Morgan Stanley Raises Price Targets on Semiconductor Equipment Stocks; Broad Semiconductor ETF Up Over 2.5% Premarket
Miles Bennett
Morgan Stanley raised price targets on Lam Research, Applied Materials, and KLA in one sweep, while Bernstein hiked ASML's target by over 30% — the semiconductor ETF (SOXX) rebounded 2.5%+ pre-market. This means → Wall Street is betting that AI capex will underwrite a new wafer-fab equipment buying cycle.
Why the sudden bounce after an 11% two-day slide?
The broad semiconductor ETF (SOXX) rose over 2.5% pre-market on July 6, following a cumulative drop of more than 11% in just two trading sessions.
This means → the bounce was not organic; multiple banks upgraded ratings at the same time, handing the market a reason to re-price.
In plain terms = last week's panic selling hammered prices to a "discount," and Wall Street analysts collectively stepped in to say the discount went too far.
Which companies were upgraded, and by how much?
Morgan Stanley raised targets on three chip-equipment makers: Lam Research jumped over 4% pre-market, topping the S&P 500 pre-market leader board; Applied Materials and KLA each gained close to 4%.
ASML rose roughly 4% after Bernstein lifted its target by more than 30% to $2,300, citing an "unprecedented" expansion of logic-chip and DRAM — memory-chip — capacity driven by AI demand.
This means → every name upgraded is a company that makes the machines used to build chips, not a chip designer — capital is flowing to the link closest to manufacturing.
Are chip-design stocks rallying too?
Intel gained 2.5% pre-market, AMD rose 3%, and Broadcom added nearly 2%.
This reflects the equipment upgrades lifting sentiment across the whole semiconductor sector, but design companies lagged equipment makers by a clear margin.

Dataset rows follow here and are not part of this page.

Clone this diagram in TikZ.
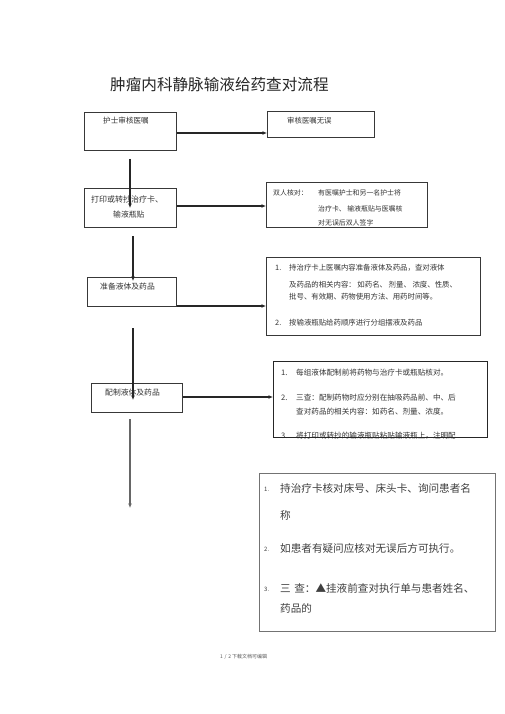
\documentclass[tikz,border=0pt]{standalone}
\usepackage{fontspec}
\setmainfont{Noto Sans CJK SC}
\usetikzlibrary{arrows.meta}
\begin{document}
\begin{tikzpicture}[x=1pt,y=-1pt,
  box/.style={draw=black!78, line width=0.9pt, anchor=north west, inner sep=0pt},
  txt/.style={anchor=west, inner sep=0pt, text=black!80},
  sm/.style={txt, font=\fontsize{7.6}{8}\selectfont},
  arr/.style={draw=black!85, line width=1.3pt, -{Latex[length=4.5pt,width=4pt]}},
  varr/.style={arr, line width=1.6pt},
]
\useasboundingbox[fill=white] (0,0) rectangle (505,714);

% title
\node[txt, text=black!85, font=\fontsize{15.6}{16}\selectfont] (title) at (110,85) {肿瘤内科静脉输液给药查对流程};

% texts
\node[sm] (t1) at (103,121) {护士审核医嘱};
\node[sm, font=\fontsize{7.4}{8}\selectfont] (t2) at (287,121) {审核医嘱无误};
\node[sm, font=\fontsize{8}{8}\selectfont] (t3a) at (91,199) {打印或转抄治疗卡、};
\node[sm, font=\fontsize{7.8}{8}\selectfont] (t3b) at (113,215) {输液瓶贴};
\node[sm, font=\fontsize{6.9}{8}\selectfont] (t4a) at (273,193) {双人核对：};
\node[sm, font=\fontsize{6.9}{8}\selectfont] (t4b) at (318,193) {有医嘱护士和另一名护士将};
\node[sm, font=\fontsize{6.9}{8}\selectfont] (t4c) at (318,209) {治疗卡、 输液瓶贴与医嘱核};
\node[sm, font=\fontsize{6.9}{8}\selectfont] (t4d) at (318,223) {对无误后双人签字};
\node[sm, font=\fontsize{7.8}{8}\selectfont] (t5) at (100,287) {准备液体及药品};
\node[sm, font=\fontsize{7.4}{8}\selectfont] (t6n1) at (275,268) {1.};
\node[sm, font=\fontsize{7.4}{8}\selectfont] (t6a) at (289,268) {持治疗卡上医嘱内容准备液体及药品，查对液体};
\node[sm, font=\fontsize{7.4}{8}\selectfont] (t6b) at (289,285) {及药品的相关内容： 如药名、 剂量、 浓度、性质、};
\node[sm, font=\fontsize{7.4}{8}\selectfont] (t6c) at (289,297) {批号、有效期、药物使用方法、用药时间等。};
\node[sm, font=\fontsize{7.4}{8}\selectfont] (t6n2) at (275,323) {2.};
\node[sm, font=\fontsize{7.4}{8}\selectfont] (t6d) at (289,323) {按输液瓶贴给药顺序进行分组摆液及药品};
\node[sm, font=\fontsize{7.8}{8}\selectfont] (t7) at (105,393) {配制液体及药品};
\node[sm, font=\fontsize{7.6}{8}\selectfont] (t8n1) at (281,373) {1.};
\node[sm, font=\fontsize{7.6}{8}\selectfont] (t8a) at (296,373) {每组液体配制前将药物与治疗卡或瓶贴核对。};
\node[sm, font=\fontsize{7.6}{8}\selectfont] (t8n2) at (281,398) {2.};
\node[sm, font=\fontsize{7.6}{8}\selectfont] (t8b) at (296,398) {三查：配制药物时应分别在抽吸药品前、中、后};
\node[sm, font=\fontsize{7.6}{8}\selectfont] (t8c) at (296,412) {查对药品的相关内容：如药名、剂量、浓度。};
\node[sm, font=\fontsize{7.6}{8}\selectfont] (t8n3) at (281,436) {3.};
\node[sm, font=\fontsize{7.6}{8}\selectfont] (t8d) at (296,436) {将打印或转抄的输液瓶贴粘贴输液瓶上，注明配};
\node[txt, text=black!75, font=\fontsize{6}{8}\selectfont] (t9n1) at (264,489) {1.};
\node[txt, text=black!75, font=\fontsize{10.6}{12}\selectfont] (t9a) at (280,488) {持治疗卡核对床号、床头卡、询问患者名};
\node[txt, text=black!75, font=\fontsize{10.6}{12}\selectfont] (t9b) at (280,515) {称};
\node[txt, text=black!75, font=\fontsize{6}{8}\selectfont] (t9n2) at (264,549) {2.};
\node[txt, text=black!75, font=\fontsize{10.6}{12}\selectfont] (t9c) at (280,548) {如患者有疑问应核对无误后方可执行。};
\node[txt, text=black!75, font=\fontsize{6}{8}\selectfont] (t9n3) at (264,589) {3.};
\node[txt, text=black!75, font=\fontsize{10.6}{12}\selectfont] (t9d) at (280,588) {三\,\,查：▲挂液前查对执行单与患者姓名、};
\node[txt, text=black!75, font=\fontsize{10.6}{12}\selectfont] (t9e) at (280,608) {药品的};
\node[txt, text=black!65, font=\fontsize{5}{6}\selectfont] (foot) at (220,657) {1\,\,/\,\,2 下载文档可编辑};

% boxes
\node[box, minimum width=92pt, minimum height=38pt] (b1) at (84,112) {};
\node[box, minimum width=107pt, minimum height=26pt] (b2) at (267,111) {};
\node[box, minimum width=92pt, minimum height=39pt] (b3) at (84,188) {};
\node[box, minimum width=161pt, minimum height=45pt] (b4) at (266,182) {};
\node[box, minimum width=89pt, minimum height=29pt] (b5) at (87,277) {};
\node[box, minimum width=214pt, minimum height=78pt] (b6) at (266,257) {};
\node[box, minimum width=91pt, minimum height=29pt] (b7) at (91,383) {};
\node[box, draw=black!85, line width=1.2pt, minimum width=214pt, minimum height=76pt] (b8) at (273,361) {};
\node[box, draw=black!55, minimum width=236pt, minimum height=158pt] (b9) at (259,473) {};

% horizontal connectors
\coordinate (h1) at (0,133);
\coordinate (h2) at (0,206);
\coordinate (h3) at (0,306);
\coordinate (h4) at (0,397);
\draw[arr] (b1.east |- h1) -- (b2.west |- h1);
\draw[arr] (b3.east |- h2) -- (b4.west |- h2);
\draw[arr] (b5.east |- h3) -- (b6.west |- h3);
\draw[arr] (b7.east |- h4) -- (b8.west |- h4);

% vertical connectors
\coordinate (v1s) at (130,159);
\coordinate (v1e) at (130,208);
\coordinate (v2s) at (133,236);
\coordinate (v2e) at (133,281);
\coordinate (v3s) at (133,328);
\coordinate (v3e) at (133,400);
\coordinate (v4s) at (130,419);
\coordinate (v4e) at (130,508);
\draw[varr] (v1s) -- (v1e);
\draw[varr] (v2s) -- (v2e);
\draw[varr] (v3s) -- (v3e);
\draw[varr, draw=black!60, line width=1.8pt] (v4s) -- (v4e);
\end{tikzpicture}
\end{document}
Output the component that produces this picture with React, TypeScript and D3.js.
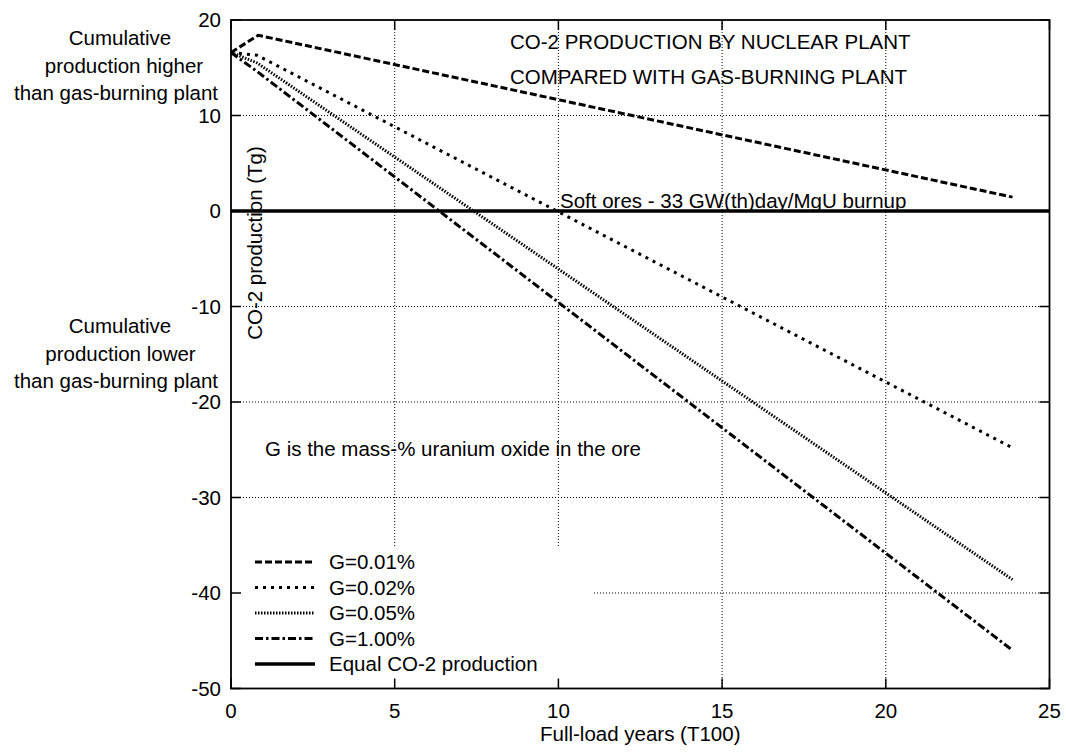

In plain terms = equipment stocks are the epicenter of this bounce; chip designers are riding the aftershock.
Any names moving against the tide?
Datadog fell over 2% pre-market after Bernstein downgraded it from outperform to market perform.
Analysts said they still like Datadog's long-term AI potential, but flagged concerns that non-AI revenue growth may have peaked and the coming earnings season brings a tough comparison base.
This means → even in an AI boom, "AI narrative" and "AI share of actual revenue" are two different things — Datadog's non-AI business is still the bulk, and that is what drove the downgrade.
Anything worth watching outside semiconductors?
T-Mobile US rose over 1.5% pre-market after Bank of America upgraded it from neutral to buy, arguing that bearish sentiment in telecom has peaked and the stock's 20%+ drop from its February 2026 high was overdone.
Comcast added 0.5% after its UK subsidiary Sky announced a deal to acquire ITV's television business.
Can this bounce last? What is the key test?
Wall Street's collective logic for raising equipment-stock targets boils down to one chain: AI capex expansion → wafer-fab capacity build-out → more equipment orders.
This means → the upcoming earnings season is the proof point — if equipment makers' order books confirm this chain, the bounce has a foundation; if the data disappoints, last week's 11% slide may have been just the opening act.
In plain terms = analysts have drawn a roadmap labeled "AI drives equipment purchases." Earnings season is the exam that tells us whether the map is right.